The disclosure relates to coated particles and to methods for making and using the same. In particular, this disclosure relates to coated particles that are used as proppants or in gravel packs.
Coated and/or uncoated particles are often used as proppants to keep open fractures imposed by hydraulic fracturing upon a subterranean formation, e.g., an oil or gas bearing strata. Proppants are generally used to increase production of oil and/or gas by providing a conductive channel in the formation. Fracturing of the subterranean formation is conducted to increase oil and/or gas production. Fracturing is caused by injecting a viscous fracturing fluid or a foam at a high pressure (hereinafter injection pressure) into the well to form a fracture. As the fracture is formed, a particulate material, referred to as a “propping agent” or “proppant” is placed in the formation to maintain the fracture in a propped condition when the injection pressure is released. As the fracture forms, the proppants are carried into the fracture by suspending them in additional fluid or foam to fill the fracture with a slurry of proppant in the fluid or foam. Upon release of the pressure, the proppants form a pack that serves to hold open the fractures. The propped fracture thus provides a highly conductive channel in the formation. The degree of stimulation afforded by the hydraulic fracture treatment is largely dependent upon formation parameters, the fracture's permeability and the fracture's propped width.

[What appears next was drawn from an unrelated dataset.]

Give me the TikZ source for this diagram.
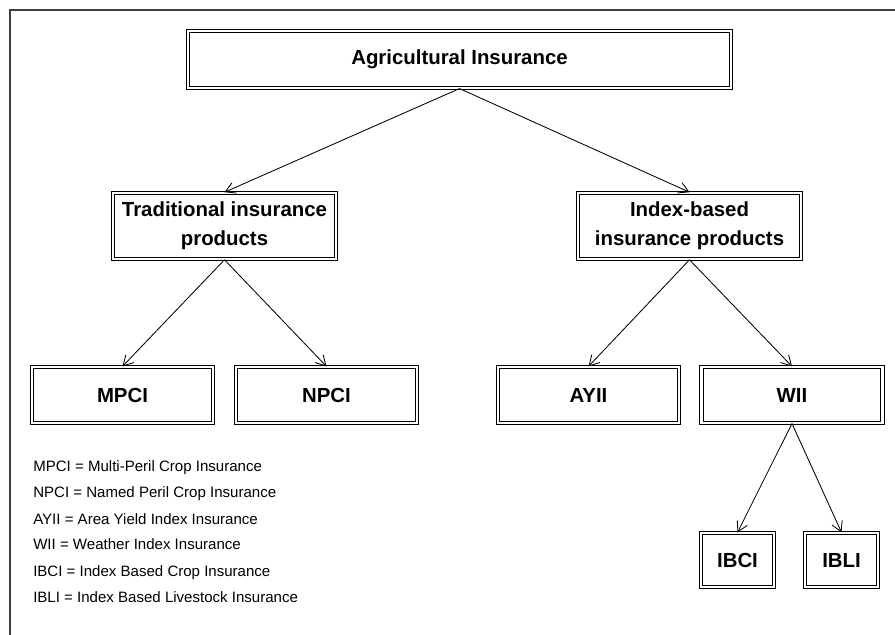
\documentclass[tikz,border=0pt]{standalone}
\usepackage{fontspec}
\setmainfont{Liberation Sans}
\usetikzlibrary{arrows.meta}

\tikzset{
    box/.style={draw, line width=0.8pt, double, double distance=1.5pt,
        align=center, inner sep=0pt,
        font=\fontsize{14.5}{20.5}\selectfont\bfseries},
    bigbox/.style={box, minimum width=13.575cm, minimum height=1.425cm},
    midbox/.style={box, minimum width=5.575cm, minimum height=1.66cm},
    leafbox/.style={box, minimum width=4.525cm, minimum height=1.4cm},
    smallbox/.style={box, minimum width=1.825cm, minimum height=1.35cm},
    link/.style={-{Straight Barb[length=7pt,width=8pt]}, line width=0.6pt},
    legend/.style={anchor=base west, inner sep=0pt, font=\fontsize{10.7}{12}\selectfont}
}

\begin{document}
\begin{tikzpicture}[x=0.025cm, y=-0.025cm]
    \useasboundingbox (0,0) rectangle (895,635);

    % Frame (top and left side only)
    \draw[line width=1pt, black!75] (10,635) -- (10,10) -- (895,10);

    % Root
    \node[bigbox] (agri) at (459.5,59.5) {Agricultural Insurance};

    % Second level
    \node[midbox] (trad) at (224.5,226) {Traditional insurance\\products};
    \node[midbox] (index) at (689.5,226) {Index-based\\insurance products};

    % Third level
    \node[leafbox] (mpci) at (122.5,395) {MPCI};
    \node[leafbox] (npci) at (326.5,395) {NPCI};
    \node[leafbox] (ayii) at (588.5,395) {AYII};
    \node[leafbox] (wii) at (792,395) {WII};

    % Fourth level
    \node[smallbox] (ibci) at (737.5,560) {IBCI};
    \node[smallbox] (ibli) at (841.5,560) {IBLI};

    % Connectors
    \draw[link] (agri.south) -- (trad.north);
    \draw[link] (agri.south) -- (index.north);
    \draw[link] (trad.south) -- (mpci.north);
    \draw[link] (trad.south) -- (npci.north);
    \draw[link] (index.south) -- (ayii.north);
    \draw[link] (index.south) -- (wii.north);
    \draw[link] (wii.south) -- (ibci.north);
    \draw[link] (wii.south) -- (ibli.north);

    % Legend
    \node[legend] (lmpci) at (33,472) {MPCI = Multi-Peril Crop Insurance};
    \node[legend] (lnpci) at (33,498) {NPCI = Named Peril Crop Insurance};
    \node[legend] (layii) at (33,524) {AYII = Area Yield Index Insurance};
    \node[legend] (lwii) at (33,550) {WII = Weather Index Insurance};
    \node[legend] (libci) at (33,576) {IBCI = Index Based Crop Insurance};
    \node[legend] (libli) at (33,602) {IBLI = Index Based Livestock Insurance};
\end{tikzpicture}
\end{document}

Coated and/or uncoated particles can also be used as gravel packs. An example of a well completion operation using a treating fluid that contains coated particulates is gravel packing. Gravel packing treatments are used to reduce the migration of unconsolidated formation sands into the well bore. In gravel packing operations, the particles suspended in a carrier fluid are pumped into a well bore in which the gravel pack is to be placed. The carrier fluid leaks off into the subterranean zone and/or is returned to the surface while the particles are left in the subterranean zone. The resultant gravel pack acts as a filter to separate formation sands from produced fluids while permitting the produced oil and/or gas to flow into the well bore.
Gravel pack operations generally involve placing a gravel pack screen in the well bore and packing the surrounding annulus between the screen and the well bore with the particles. The gravel pack screen is generally a type of filter assembly used to support and retain the particles placed during the gravel pack operation. A wide range of sizes and screen configurations are available to suit the characteristics of a particular well bore, the production fluid, and the subterranean formation sands. Such gravel packs may be used to stabilize the formation while causing minimal impairment to well productivity. The particles act to prevent formation sands from plugging the screen or migrating with the produced fluids, and the screen acts to prevent fines from being produced to the surface and out of the well.

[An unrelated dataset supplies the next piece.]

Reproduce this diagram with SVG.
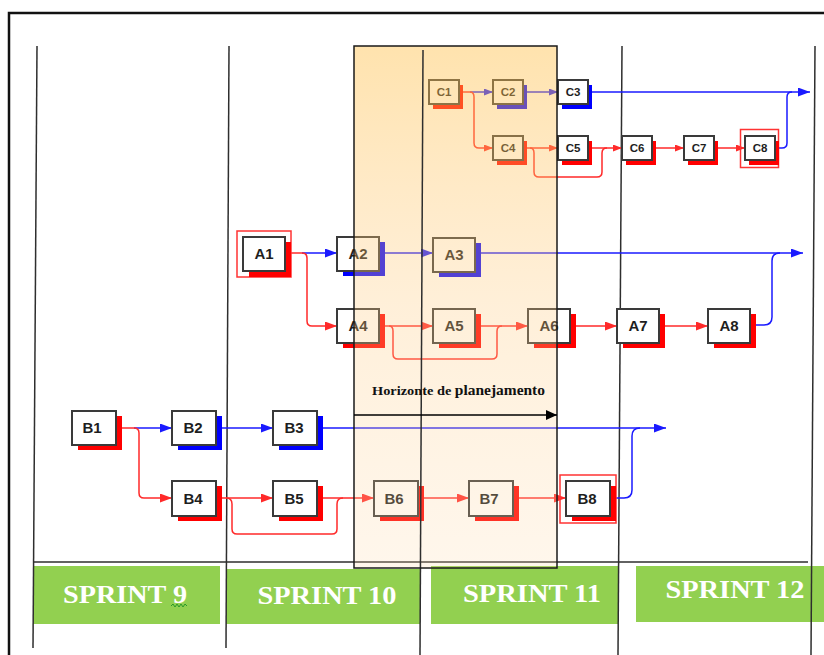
<svg xmlns="http://www.w3.org/2000/svg" width="824" height="655" viewBox="0 0 824 655">
<defs>
<style>
.box{fill:#ffffff;stroke:#3a3a3a;stroke-width:2}
.shR{fill:#ff0000}
.shB{fill:#0000ff}
.hl{fill:none;stroke:#ff3333;stroke-width:1.5}
.lbl{font-family:"Liberation Sans",Arial,sans-serif;font-weight:bold;font-size:15px;fill:#1e1e1e;text-anchor:middle}
.sm{font-size:11.5px}
.cr{fill:none;stroke:#ff2a2a;stroke-width:1.5}
.cb{fill:none;stroke:#1a1aff;stroke-width:1.5}
.vl{stroke:#2e2e2e;stroke-width:1.5}
.sp{fill:#92d050}
.spt{font-family:"Liberation Serif","Times New Roman",serif;font-weight:bold;font-size:25px;fill:#ffffff;text-anchor:middle}
</style>
<marker id="ar" markerUnits="userSpaceOnUse" markerWidth="12" markerHeight="9" refX="12" refY="4.5" orient="auto"><path d="M0,0 L12,4.5 L0,9 z" fill="#ff2a2a"/></marker>
<marker id="ab" markerUnits="userSpaceOnUse" markerWidth="12" markerHeight="9" refX="12" refY="4.5" orient="auto"><path d="M0,0 L12,4.5 L0,9 z" fill="#1a1aff"/></marker>
<marker id="ars" markerUnits="userSpaceOnUse" markerWidth="9" markerHeight="7" refX="9" refY="3.5" orient="auto"><path d="M0,0 L9,3.5 L0,7 z" fill="#ff2a2a"/></marker>
<marker id="abs" markerUnits="userSpaceOnUse" markerWidth="9" markerHeight="7" refX="9" refY="3.5" orient="auto"><path d="M0,0 L9,3.5 L0,7 z" fill="#1a1aff"/></marker>
<marker id="ak" markerUnits="userSpaceOnUse" markerWidth="11" markerHeight="10" refX="11" refY="5" orient="auto"><path d="M0,0 L11,5 L0,10 z" fill="#000"/></marker>
<linearGradient id="hz" x1="0" y1="0" x2="0" y2="1">
<stop offset="0" stop-color="#ffc04a" stop-opacity="0.45"/>
<stop offset="0.5" stop-color="#ffcb80" stop-opacity="0.3"/>
<stop offset="1" stop-color="#ffd9a8" stop-opacity="0.22"/>
</linearGradient>
</defs>
<rect x="0" y="0" width="824" height="655" fill="#ffffff"/>
<path d="M9,655 V13 H824" fill="none" stroke="#111" stroke-width="2.5"/>

<g id="sprints">
<rect class="sp" x="33" y="566" width="187" height="58"/>
<rect class="sp" x="226" y="569" width="194" height="55"/>
<rect class="sp" x="431" y="566" width="187" height="58"/>
<rect class="sp" x="636" y="566" width="188" height="56"/>
<text class="spt" x="125" y="603" textLength="124" lengthAdjust="spacingAndGlyphs">SPRINT 9</text>
<polyline points="171,606 173,604 175,607 177,604 179,607 181,604 183,607 185,604 187,606" fill="none" stroke="#2a9a2a" stroke-width="1"/>
<text class="spt" x="327" y="604" textLength="139" lengthAdjust="spacingAndGlyphs">SPRINT 10</text>
<text class="spt" x="532" y="602" textLength="138" lengthAdjust="spacingAndGlyphs">SPRINT 11</text>
<text class="spt" x="735" y="598" textLength="139" lengthAdjust="spacingAndGlyphs">SPRINT 12</text>
</g>

<g id="grid">
<line class="vl" x1="37" y1="46" x2="33" y2="648"/>
<line class="vl" x1="229" y1="46" x2="226" y2="648"/>
<line class="vl" x1="622" y1="46" x2="618" y2="655"/>
<line class="vl" x1="815" y1="46" x2="811" y2="655"/>
<line class="vl" x1="33" y1="562" x2="808" y2="562"/>
</g>

<g id="connectors">
<!-- C -->
<path class="cr" d="M459,92 H470"/>
<path class="cb" d="M470,92 H493" marker-end="url(#abs)"/>
<path class="cr" d="M470,92 Q474,92 474,97 V143 Q474,148 479,148 H493" marker-end="url(#ars)"/>
<path class="cb" d="M522,92 H558" marker-end="url(#abs)"/>
<path class="cb" d="M588,92 H810" marker-end="url(#ab)"/>
<path class="cb" d="M775,148 H782 Q787,148 787,143 V97 Q787,92 792,92"/>
<path class="cr" d="M522,148 H558" marker-end="url(#ars)"/>
<path class="cr" d="M530,148 Q534,148 534,153 V172 Q534,177 539,177 H597 Q602,177 602,172 V153 Q602,148 607,148"/>
<path class="cr" d="M588,148 H622" marker-end="url(#ars)"/>
<path class="cr" d="M652,148 H684" marker-end="url(#ars)"/>
<path class="cr" d="M714,148 H745" marker-end="url(#ars)"/>
<!-- A -->
<path class="cr" d="M285,253 H302"/>
<path class="cb" d="M302,253 H337" marker-end="url(#ab)"/>
<path class="cr" d="M302,253 Q307,253 307,258 V321 Q307,326 312,326 H337" marker-end="url(#ar)"/>
<path class="cb" d="M379,253 H433" marker-end="url(#ab)"/>
<path class="cb" d="M475,253 H803" marker-end="url(#ab)"/>
<path class="cb" d="M750,325 H764 Q772,325 772,317 V261 Q772,253 780,253"/>
<path class="cr" d="M379,326 H433" marker-end="url(#ar)"/>
<path class="cr" d="M389,326 Q393,326 393,331 V354 Q393,359 398,359 H492 Q497,359 497,354 V331 Q497,326 502,326"/>
<path class="cr" d="M475,326 H528" marker-end="url(#ar)"/>
<path class="cr" d="M570,326 H617" marker-end="url(#ar)"/>
<path class="cr" d="M659,326 H708" marker-end="url(#ar)"/>
<!-- B -->
<path class="cr" d="M116,428 H134"/>
<path class="cb" d="M134,428 H172" marker-end="url(#ab)"/>
<path class="cr" d="M134,428 Q139,428 139,433 V493 Q139,498 144,498 H172" marker-end="url(#ar)"/>
<path class="cb" d="M216,428 H273" marker-end="url(#ab)"/>
<path class="cb" d="M317,428 H666" marker-end="url(#ab)"/>
<path class="cb" d="M610,498 H624 Q632,498 632,490 V436 Q632,428 640,428"/>
<path class="cr" d="M216,498 H273" marker-end="url(#ar)"/>
<path class="cr" d="M226,498 Q232,498 232,504 V529 Q232,534 237,534 H332 Q337,534 337,529 V504 Q337,498 343,498"/>
<path class="cr" d="M317,498 H374" marker-end="url(#ar)"/>
<path class="cr" d="M418,498 H469" marker-end="url(#ar)"/>
<path class="cr" d="M513,498 H566" marker-end="url(#ar)"/>
</g>

<g id="C1"><rect class="shR" x="433" y="85" width="30" height="24"/><rect class="box" x="429" y="80" width="30" height="24"/><text class="lbl sm" x="444" y="96">C1</text></g>
<g id="C2"><rect class="shB" x="497" y="85" width="30" height="24"/><rect class="box" x="493" y="80" width="30" height="24"/><text class="lbl sm" x="508" y="96">C2</text></g>
<g id="C3"><rect class="shB" x="562" y="85" width="30" height="24"/><rect class="box" x="558" y="80" width="30" height="24"/><text class="lbl sm" x="573" y="96">C3</text></g>
<g id="C4"><rect class="shR" x="497" y="141" width="30" height="24"/><rect class="box" x="493" y="136" width="30" height="24"/><text class="lbl sm" x="508" y="152">C4</text></g>
<g id="C5"><rect class="shR" x="562" y="141" width="30" height="24"/><rect class="box" x="558" y="136" width="30" height="24"/><text class="lbl sm" x="573" y="152">C5</text></g>
<g id="C6"><rect class="shR" x="626" y="141" width="30" height="24"/><rect class="box" x="622" y="136" width="30" height="24"/><text class="lbl sm" x="637" y="152">C6</text></g>
<g id="C7"><rect class="shR" x="688" y="141" width="30" height="24"/><rect class="box" x="684" y="136" width="30" height="24"/><text class="lbl sm" x="699" y="152">C7</text></g>
<g id="C8"><rect class="hl" x="740.5" y="129.5" width="38" height="38"/><rect class="shR" x="749" y="141" width="30" height="24"/><rect class="box" x="745" y="136" width="30" height="24"/><text class="lbl sm" x="760" y="152">C8</text></g>

<g id="A1"><rect class="hl" x="237" y="231" width="54" height="46"/><rect class="shR" x="249" y="242" width="42" height="35"/><rect class="box" x="243" y="237" width="42" height="34"/><text class="lbl" x="264" y="259">A1</text></g>
<g id="A2"><rect class="shB" x="343" y="242" width="42" height="34"/><rect class="box" x="337" y="237" width="42" height="34"/><text class="lbl" x="358" y="259">A2</text></g>
<g id="A3"><rect class="shB" x="439" y="243" width="42" height="34"/><rect class="box" x="433" y="238" width="42" height="34"/><text class="lbl" x="454" y="260">A3</text></g>
<g id="A4"><rect class="shR" x="343" y="314" width="42" height="34"/><rect class="box" x="337" y="309" width="42" height="34"/><text class="lbl" x="358" y="331">A4</text></g>
<g id="A5"><rect class="shR" x="439" y="314" width="42" height="34"/><rect class="box" x="433" y="309" width="42" height="34"/><text class="lbl" x="454" y="331">A5</text></g>
<g id="A6"><rect class="shR" x="534" y="314" width="42" height="34"/><rect class="box" x="528" y="309" width="42" height="34"/><text class="lbl" x="549" y="331">A6</text></g>
<g id="A7"><rect class="shR" x="623" y="314" width="42" height="34"/><rect class="box" x="617" y="309" width="42" height="34"/><text class="lbl" x="638" y="331">A7</text></g>
<g id="A8"><rect class="shR" x="714" y="314" width="42" height="34"/><rect class="box" x="708" y="309" width="42" height="34"/><text class="lbl" x="729" y="331">A8</text></g>

<g id="B1"><rect class="shR" x="78" y="416" width="44" height="34"/><rect class="box" x="72" y="411" width="44" height="34"/><text class="lbl" x="92" y="433">B1</text></g>
<g id="B2"><rect class="shB" x="178" y="416" width="44" height="34"/><rect class="box" x="172" y="411" width="44" height="34"/><text class="lbl" x="193" y="433">B2</text></g>
<g id="B3"><rect class="shB" x="279" y="416" width="44" height="34"/><rect class="box" x="273" y="411" width="44" height="34"/><text class="lbl" x="294" y="433">B3</text></g>
<g id="B4"><rect class="shR" x="178" y="486" width="44" height="35"/><rect class="box" x="172" y="481" width="44" height="35"/><text class="lbl" x="193" y="504">B4</text></g>
<g id="B5"><rect class="shR" x="279" y="486" width="44" height="35"/><rect class="box" x="273" y="481" width="44" height="35"/><text class="lbl" x="294" y="504">B5</text></g>
<g id="B6"><rect class="shR" x="380" y="486" width="44" height="35"/><rect class="box" x="374" y="481" width="44" height="35"/><text class="lbl" x="394" y="504">B6</text></g>
<g id="B7"><rect class="shR" x="475" y="486" width="44" height="35"/><rect class="box" x="469" y="481" width="44" height="35"/><text class="lbl" x="489" y="504">B7</text></g>
<g id="B8"><rect class="hl" x="560" y="475" width="56" height="48"/><rect class="shR" x="572" y="486" width="44" height="35"/><rect class="box" x="566" y="481" width="44" height="35"/><text class="lbl" x="587" y="504">B8</text></g>

<g id="horizonte">
<rect x="354" y="46" width="203" height="522" fill="url(#hz)"/>
<line class="vl" x1="423" y1="50" x2="420" y2="655"/>
<rect x="354" y="46" width="203" height="522" fill="none" stroke="#1a1a1a" stroke-width="1.5"/>
<text x="372" y="395" font-family="'Liberation Serif','Times New Roman',serif" font-weight="bold" fill="#111" textLength="173" lengthAdjust="spacingAndGlyphs"><tspan font-size="13px">Horizonte de </tspan><tspan font-size="14px">planejamento</tspan></text>
<path d="M354,415 H557" fill="none" stroke="#000" stroke-width="1.5" marker-end="url(#ak)"/>
</g>
</svg>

In some situations the processes of hydraulic fracturing and gravel packing are combined into a single treatment to provide stimulated production and an annular gravel pack to reduce formation sand production. Such treatments are often referred to as “frac pack” operations. In some cases, the treatments are completed with a gravel pack screen assembly in place, and the hydraulic fracturing treatment being pumped through the annular space between the casing and screen. In such a situation, the hydraulic fracturing treatment usually ends in a screen out condition creating an annular gravel pack between the screen and casing. This allows both the hydraulic fracturing treatment and gravel pack to be placed in a single operation.
Particles that are used to prop fractures or in gravel packs generally comprise sand or sintered ceramic particles. The advantage of sand is that it is cheap. Its disadvantages are its relatively low strength (high crush values) and lower flow capacities than sintered ceramic particles. Sintered ceramic particles are also used as proppants or in gravel packs. The ceramic particles are disadvantageous in that the sintering is carried out at high temperatures, resulting in high energy costs. In addition, expensive raw materials are used. They have relatively high bulk densities of greater than 2 grams per cubic centimeter (g/cm3), and have abrasive properties that cause high wear in the pumps and lines used to introduce them into the drill hole.
It is therefore desirable to develop particles that can be used for hydraulic fracturing and/or gravel packs and are cost effective, have a density of less than 2 g/cm3, reduce the formation of fines, and can be easily manufactured.